The box-office success of Russell's "Altered States" (1980) once again made him bankable, and though most critics savaged his follow-up, "Crimes of Passion" (1984), as "sleazy tripe" or "lewd for the sake of being lewd", it was a watchable mess featuring fine performances by Kathleen Turner as a fashion designer-hooker and Anthony Perkins, the mad, street-corner preacher bent on saving her. The two films served as prototypes for later Russell films. "Altered States" drew comparisons to "The Wolfman" and "Dr. Jekyll and Mr. Hyde" and paved the way for the director to mine the "horror" vein in "Gothic" (1986), a tale depicting a night in 1816 that inspired Mary Shelley ("Frankenstein") and Dr.

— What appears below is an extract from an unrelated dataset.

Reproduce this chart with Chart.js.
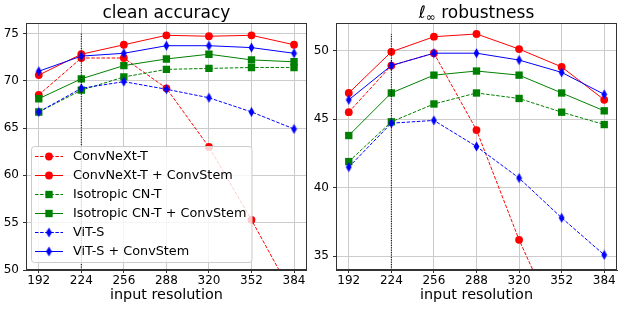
<!DOCTYPE html>
<html>
<head>
<meta charset="utf-8">
<script src="https://cdn.jsdelivr.net/npm/chart.js@4/dist/chart.umd.min.js"></script>
<style>
  body { margin: 0; background: #fff; }
  #wrap { position: relative; width: 623px; height: 309px; }
  #graficoLimpio { position: absolute; left: 0; top: 0; }
  #graficoRobusto { position: absolute; left: 310px; top: 0; }
</style>
</head>
<body>
<div id="wrap">
  <canvas id="graficoLimpio" width="312" height="309"></canvas>
  <canvas id="graficoRobusto" width="313" height="309"></canvas>
</div>
<script>
// Datos
const resoluciones = [192, 224, 256, 288, 320, 352, 384];
const etiquetas = ['ConvNeXt-T', 'ConvNeXt-T + ConvStem', 'Isotropic CN-T',
                   'Isotropic CN-T + ConvStem', 'ViT-S', 'ViT-S + ConvStem'];

// clean accuracy
const limpioConvnext     = [68.5, 72.4, 72.4, 69.2, 63.0, 55.3, 47.1];
const limpioConvnextStem = [70.6, 72.8, 73.8, 74.8, 74.7, 74.8, 73.8];
const limpioIso          = [66.7, 69.0, 70.4, 71.2, 71.3, 71.4, 71.4];
const limpioIsoStem      = [68.1, 70.2, 71.6, 72.3, 72.8, 72.2, 72.0];
const limpioVit          = [66.7, 69.2, 69.9, 69.1, 68.2, 66.7, 64.9];
const limpioVitStem      = [71.0, 72.6, 72.9, 73.7, 73.7, 73.5, 72.9];

// l-inf robustness
const robustoConvnext     = [45.5, 48.9, 49.8, 44.2, 36.2, 29.4, 22.5];
const robustoConvnextStem = [46.9, 49.9, 51.0, 51.2, 50.1, 48.8, 46.4];
const robustoIso          = [41.9, 44.8, 46.1, 46.9, 46.5, 45.5, 44.6];
const robustoIsoStem      = [43.8, 46.9, 48.2, 48.5, 48.2, 46.9, 45.6];
const robustoVit          = [41.5, 44.7, 44.9, 43.0, 40.7, 37.8, 35.1];
const robustoVitStem      = [46.4, 48.9, 49.8, 49.8, 49.3, 48.4, 46.8];

const ticksLimpio = [50, 55, 60, 65, 70, 75];
const ticksRobusto = [35, 40, 45, 50];

// resolucion de referencia (linea punteada vertical)
const resolucionBase = 224;
const lineaBaseLimpio = [50, 75];
const lineaBaseRobusto = [34, 51.2];

const FUENTE = 'DejaVu Sans';
const colores = ['#ff0000', '#ff0000', '#008000', '#008000', '#0000ff', '#0000ff'];
const punteadas = [true, false, true, false, true, false];

function diamanteFino(color) {
    const c = document.createElement('canvas');
    c.width = 7; c.height = 11;
    const g = c.getContext('2d');
    g.fillStyle = color;
    g.beginPath();
    g.moveTo(3.5, 0.5); g.lineTo(6.4, 5.5); g.lineTo(3.5, 10.5); g.lineTo(0.6, 5.5);
    g.closePath();
    g.fill();
    return c;
}
const diamante = diamanteFino('#0000ff');
const marcadores = ['circle', 'circle', 'rect', 'rect', diamante, diamante];
const radios = [3.9, 3.9, 5.2, 5.2, 4, 4];

function armarDatasets(series, lineaBase) {
    let ds = series.map((vals, i) => ({
        label: etiquetas[i],
        data: resoluciones.map((r, j) => ({ x: r, y: vals[j] })),
        borderColor: colores[i],
        backgroundColor: colores[i],
        borderWidth: 1,
        borderDash: punteadas[i] ? [3.5, 1.6] : [],
        pointStyle: marcadores[i],
        pointRadius: radios[i],
        pointBorderWidth: 0,
        pointBackgroundColor: colores[i],
        tension: 0,
        order: 7 - i
    }));
    ds.push({
        label: '',
        data: lineaBase.map(v => ({ x: resolucionBase, y: v })),
        borderColor: '#000',
        borderWidth: 1,
        borderDash: [1.2, 1.2],
        pointRadius: 0,
        order: 0
    });
    return ds;
}

// marco, titulo y leyenda dibujados a mano
const extras = {
    id: 'extras',
    afterDraw(chart, args, opts) {
        const ctx = chart.ctx;
        const a = chart.chartArea;
        ctx.save();
        ctx.strokeStyle = '#333';
        ctx.lineWidth = 1;
        ctx.strokeRect(Math.round(a.left) + 0.5, Math.round(a.top) + 0.5,
                       Math.round(a.right - a.left) - 1, Math.round(a.bottom - a.top) - 1);

        // titulo
        const cx = (a.left + a.right) / 2;
        ctx.fillStyle = '#000';
        ctx.textBaseline = 'alphabetic';
        ctx.font = '17px "' + FUENTE + '"';
        if (opts.sub) {
            const w1 = ctx.measureText(opts.titulo).width;
            const w3 = ctx.measureText(opts.resto).width;
            ctx.font = '12px "' + FUENTE + '"';
            const w2 = ctx.measureText(opts.sub).width;
            let x = cx - (w1 + w2 + w3) / 2;
            ctx.textAlign = 'left';
            ctx.font = '17px "' + FUENTE + '"';
            ctx.fillText(opts.titulo, x, 18);
            ctx.font = '12px "' + FUENTE + '"';
            ctx.fillText(opts.sub, x + w1, 21);
            ctx.font = '17px "' + FUENTE + '"';
            ctx.fillText(opts.resto, x + w1 + w2, 18);
        } else {
            ctx.textAlign = 'center';
            ctx.fillText(opts.titulo, cx, 18);
        }

        // leyenda
        if (opts.leyenda) {
            const L = { x: 31.5, y: 146.5, w: 220.5, h: 116 };
            ctx.beginPath();
            ctx.roundRect(L.x, L.y, L.w, L.h, 3);
            ctx.fillStyle = 'rgba(255,255,255,0.8)';
            ctx.fill();
            ctx.strokeStyle = '#cccccc';
            ctx.stroke();
            ctx.font = '12.8px "' + FUENTE + '"';
            ctx.textAlign = 'left';
            ctx.textBaseline = 'middle';
            etiquetas.forEach((txt, i) => {
                const y = 156.5 + i * 19;
                ctx.strokeStyle = colores[i];
                ctx.lineWidth = 1;
                ctx.setLineDash(punteadas[i] ? [3.5, 1.6] : []);
                ctx.beginPath();
                ctx.moveTo(35, y);
                ctx.lineTo(63, y);
                ctx.stroke();
                ctx.setLineDash([]);
                ctx.fillStyle = colores[i];
                Chart.helpers.drawPoint(ctx, {
                    pointStyle: marcadores[i], radius: radios[i], rotation: 0, borderWidth: 0
                }, 49, y);
                ctx.fillStyle = '#000';
                ctx.fillText(txt, 73, y + 0.5);
            });
        }
        ctx.restore();
    }
};

function opciones(yMin, yMax, yTicks, padDer, extrasOpts) {
    return {
        responsive: false,
        animation: false,
        layout: { padding: { top: 23, right: padDer, bottom: 0, left: 0 } },
        plugins: {
            legend: { display: false },
            tooltip: { enabled: false },
            extras: extrasOpts
        },
        scales: {
            x: {
                type: 'linear',
                min: 182.4,
                max: 393.6,
                afterBuildTicks: s => { s.ticks = resoluciones.map(v => ({ value: v })); },
                afterFit: s => { s.height = 39; },
                grid: { color: '#cccccc', tickColor: '#333', tickLength: 3 },
                border: { color: '#333' },
                ticks: {
                    color: '#000', padding: 1, maxRotation: 0, autoSkip: false,
                    font: { family: FUENTE, size: 12 },
                    callback: v => String(v)
                },
                title: {
                    display: true, text: 'input resolution', color: '#000',
                    font: { family: FUENTE, size: 14.4 },
                    padding: { top: 0, bottom: 5 }
                }
            },
            y: {
                min: yMin,
                max: yMax,
                afterBuildTicks: s => { s.ticks = yTicks.map(v => ({ value: v })); },
                afterFit: s => { s.width = 26; },
                grid: { color: '#cccccc', tickColor: '#333', tickLength: 3 },
                border: { color: '#333' },
                ticks: {
                    color: '#000', padding: 4,
                    font: { family: FUENTE, size: 12 },
                    callback: v => String(v)
                }
            }
        }
    };
}

new Chart(document.getElementById('graficoLimpio'), {
    type: 'line',
    data: {
        datasets: armarDatasets([limpioConvnext, limpioConvnextStem, limpioIso,
                                 limpioIsoStem, limpioVit, limpioVitStem], lineaBaseLimpio)
    },
    options: opciones(50, 76.1, ticksLimpio, 5, { titulo: 'clean accuracy', leyenda: true }),
    plugins: [extras]
});

new Chart(document.getElementById('graficoRobusto'), {
    type: 'line',
    data: {
        datasets: armarDatasets([robustoConvnext, robustoConvnextStem, robustoIso,
                                 robustoIsoStem, robustoVit, robustoVitStem], lineaBaseRobusto)
    },
    options: opciones(34, 52, ticksRobusto, 6, { titulo: 'ℓ', sub: '∞', resto: ' robustness', leyenda: false }),
    plugins: [extras]
});
</script>
</body>
</html>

Polidori ("The Vampyre") to write their classics, and "Lair of the White Worm" (1988), adapted from a Bram Stoker ("Dracula") novel. He revisited D H Lawrence with his adaptation of "The Rainbow" (1989), a prequel to "Women in Love" with Jackson appearing as the mother of her character from the first film, delivering a restrained feature filled with many beautiful and striking moments. "Whore/If You Can't Say It, Just See It" (1991), returned to the "Crimes of Passion" territory of sordid sex and prostitutes, with a very broad, even funny portrayal by Theresa Russell (no relation to the director) in the lead.

Russell returned to Lawrence a third time for "Lady Chatterley" (1993), a BBC miniseries based on the author's "Lady Chatterley's Lover". Most recently, he directed The Movie Channel's "Dogboys" (1998) and completed "Mindbender" (lensed c. 1996), an as yet unreleased biopic about the psychic Uri Geller.

Besides books on film-making and the British film industry, Russell wrote A British Picture: An Autobiography (1989; published in the US as Altered States: The Autobiography of Ken Russell, 1991). He also published six novels, including four on the sex lives of composers – Beethoven Confidential, Brahms Gets Laid, Elgar: The Erotic Variations, and Delius: A Moment with Venus. Mike and Gaby's Space Gospel is a science-fiction rewriting of Genesis. His last novel, also science-fiction and published in 2006, is called Violation. It is a very violent future-shock tale of an England where football has become the national religion. At the time of his death, he had a column for The Times in the Film section of times 2.

Russell died in a hospital on Sunday, November 27th 2011 following a series of strokes. He was 84.